• [Task description] Transcribe every line from the top down to the line with "Chart.register(...registerables);", both ends included, but not the pictures.

• [Given material]

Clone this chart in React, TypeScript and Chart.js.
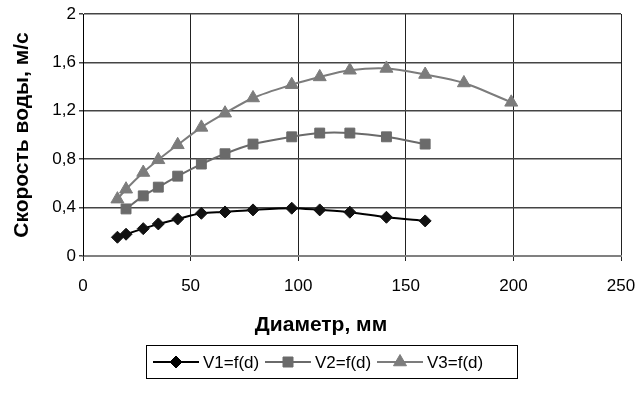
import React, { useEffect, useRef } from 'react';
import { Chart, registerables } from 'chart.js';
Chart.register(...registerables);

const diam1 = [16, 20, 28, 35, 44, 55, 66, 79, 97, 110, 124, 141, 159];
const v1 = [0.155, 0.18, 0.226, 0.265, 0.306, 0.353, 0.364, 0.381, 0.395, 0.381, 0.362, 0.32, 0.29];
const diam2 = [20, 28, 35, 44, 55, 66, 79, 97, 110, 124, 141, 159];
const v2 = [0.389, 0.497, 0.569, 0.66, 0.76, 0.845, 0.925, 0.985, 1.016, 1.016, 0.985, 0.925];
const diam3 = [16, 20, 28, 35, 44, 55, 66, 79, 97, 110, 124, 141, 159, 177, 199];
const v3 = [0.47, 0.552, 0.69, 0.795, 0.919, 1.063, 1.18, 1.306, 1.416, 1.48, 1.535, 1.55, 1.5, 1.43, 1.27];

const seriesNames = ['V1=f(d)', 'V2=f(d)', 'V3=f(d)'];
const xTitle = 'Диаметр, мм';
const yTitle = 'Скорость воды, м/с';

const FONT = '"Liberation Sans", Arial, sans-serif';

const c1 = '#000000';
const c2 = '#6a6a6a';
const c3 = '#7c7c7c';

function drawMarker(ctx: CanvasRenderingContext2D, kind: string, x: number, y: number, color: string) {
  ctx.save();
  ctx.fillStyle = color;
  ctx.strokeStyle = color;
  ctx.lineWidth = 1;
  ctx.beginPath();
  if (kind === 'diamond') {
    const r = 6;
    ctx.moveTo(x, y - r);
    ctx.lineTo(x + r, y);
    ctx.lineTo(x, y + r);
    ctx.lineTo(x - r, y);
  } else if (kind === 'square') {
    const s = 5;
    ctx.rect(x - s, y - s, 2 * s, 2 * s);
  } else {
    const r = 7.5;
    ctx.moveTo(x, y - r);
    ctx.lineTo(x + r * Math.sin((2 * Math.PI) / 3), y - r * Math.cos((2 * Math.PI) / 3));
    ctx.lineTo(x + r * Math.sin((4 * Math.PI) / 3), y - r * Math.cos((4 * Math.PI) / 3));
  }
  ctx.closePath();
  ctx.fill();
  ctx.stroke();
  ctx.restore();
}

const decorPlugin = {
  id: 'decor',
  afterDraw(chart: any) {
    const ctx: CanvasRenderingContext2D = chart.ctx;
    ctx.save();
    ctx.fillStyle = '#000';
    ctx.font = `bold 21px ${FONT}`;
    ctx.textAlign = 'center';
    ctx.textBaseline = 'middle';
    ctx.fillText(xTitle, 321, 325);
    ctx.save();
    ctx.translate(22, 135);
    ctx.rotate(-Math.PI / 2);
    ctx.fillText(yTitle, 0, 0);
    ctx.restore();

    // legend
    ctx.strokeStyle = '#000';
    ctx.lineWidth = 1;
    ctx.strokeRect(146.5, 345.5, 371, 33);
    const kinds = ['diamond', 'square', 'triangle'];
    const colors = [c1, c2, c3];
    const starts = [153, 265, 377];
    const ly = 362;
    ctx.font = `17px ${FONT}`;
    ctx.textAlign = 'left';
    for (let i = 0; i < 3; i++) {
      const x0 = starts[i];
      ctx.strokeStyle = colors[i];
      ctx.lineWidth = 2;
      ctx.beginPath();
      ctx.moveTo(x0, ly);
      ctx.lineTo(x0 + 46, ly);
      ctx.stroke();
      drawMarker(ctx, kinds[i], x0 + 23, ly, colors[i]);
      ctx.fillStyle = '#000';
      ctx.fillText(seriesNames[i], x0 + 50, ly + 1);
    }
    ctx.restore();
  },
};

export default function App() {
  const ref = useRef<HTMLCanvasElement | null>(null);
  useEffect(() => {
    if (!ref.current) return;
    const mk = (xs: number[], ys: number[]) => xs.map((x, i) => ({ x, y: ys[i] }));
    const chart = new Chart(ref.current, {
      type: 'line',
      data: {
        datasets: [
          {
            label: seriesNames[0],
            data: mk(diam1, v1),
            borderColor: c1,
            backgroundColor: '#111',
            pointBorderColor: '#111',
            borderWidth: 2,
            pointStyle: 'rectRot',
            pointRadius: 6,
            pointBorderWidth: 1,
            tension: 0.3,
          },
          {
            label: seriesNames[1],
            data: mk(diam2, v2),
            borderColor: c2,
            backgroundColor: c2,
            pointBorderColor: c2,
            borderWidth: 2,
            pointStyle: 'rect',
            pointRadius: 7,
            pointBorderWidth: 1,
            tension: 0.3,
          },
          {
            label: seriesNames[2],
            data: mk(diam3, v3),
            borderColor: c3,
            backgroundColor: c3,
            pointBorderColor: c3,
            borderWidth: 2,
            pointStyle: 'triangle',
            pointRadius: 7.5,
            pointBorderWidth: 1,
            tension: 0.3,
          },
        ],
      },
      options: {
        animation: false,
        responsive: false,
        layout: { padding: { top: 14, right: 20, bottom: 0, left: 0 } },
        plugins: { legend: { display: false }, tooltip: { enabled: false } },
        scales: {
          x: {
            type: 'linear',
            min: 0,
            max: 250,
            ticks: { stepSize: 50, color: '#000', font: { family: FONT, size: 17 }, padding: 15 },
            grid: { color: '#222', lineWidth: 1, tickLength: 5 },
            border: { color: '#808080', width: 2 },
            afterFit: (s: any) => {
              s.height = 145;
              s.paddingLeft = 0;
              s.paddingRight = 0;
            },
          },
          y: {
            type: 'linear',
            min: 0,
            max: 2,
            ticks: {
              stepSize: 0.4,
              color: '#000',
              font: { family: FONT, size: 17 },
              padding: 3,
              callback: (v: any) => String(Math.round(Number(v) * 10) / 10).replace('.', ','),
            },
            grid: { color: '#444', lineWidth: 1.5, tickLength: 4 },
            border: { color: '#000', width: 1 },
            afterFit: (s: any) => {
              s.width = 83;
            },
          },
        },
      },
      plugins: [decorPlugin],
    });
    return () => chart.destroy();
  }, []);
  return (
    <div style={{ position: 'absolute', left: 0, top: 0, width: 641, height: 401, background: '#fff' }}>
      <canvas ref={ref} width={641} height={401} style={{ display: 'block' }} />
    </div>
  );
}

• [Result of the exercise]
Clone this chart in React, TypeScript and Chart.js.
import React, { useEffect, useRef } from 'react';
import { Chart, registerables } from 'chart.js';
Chart.register(...registerables);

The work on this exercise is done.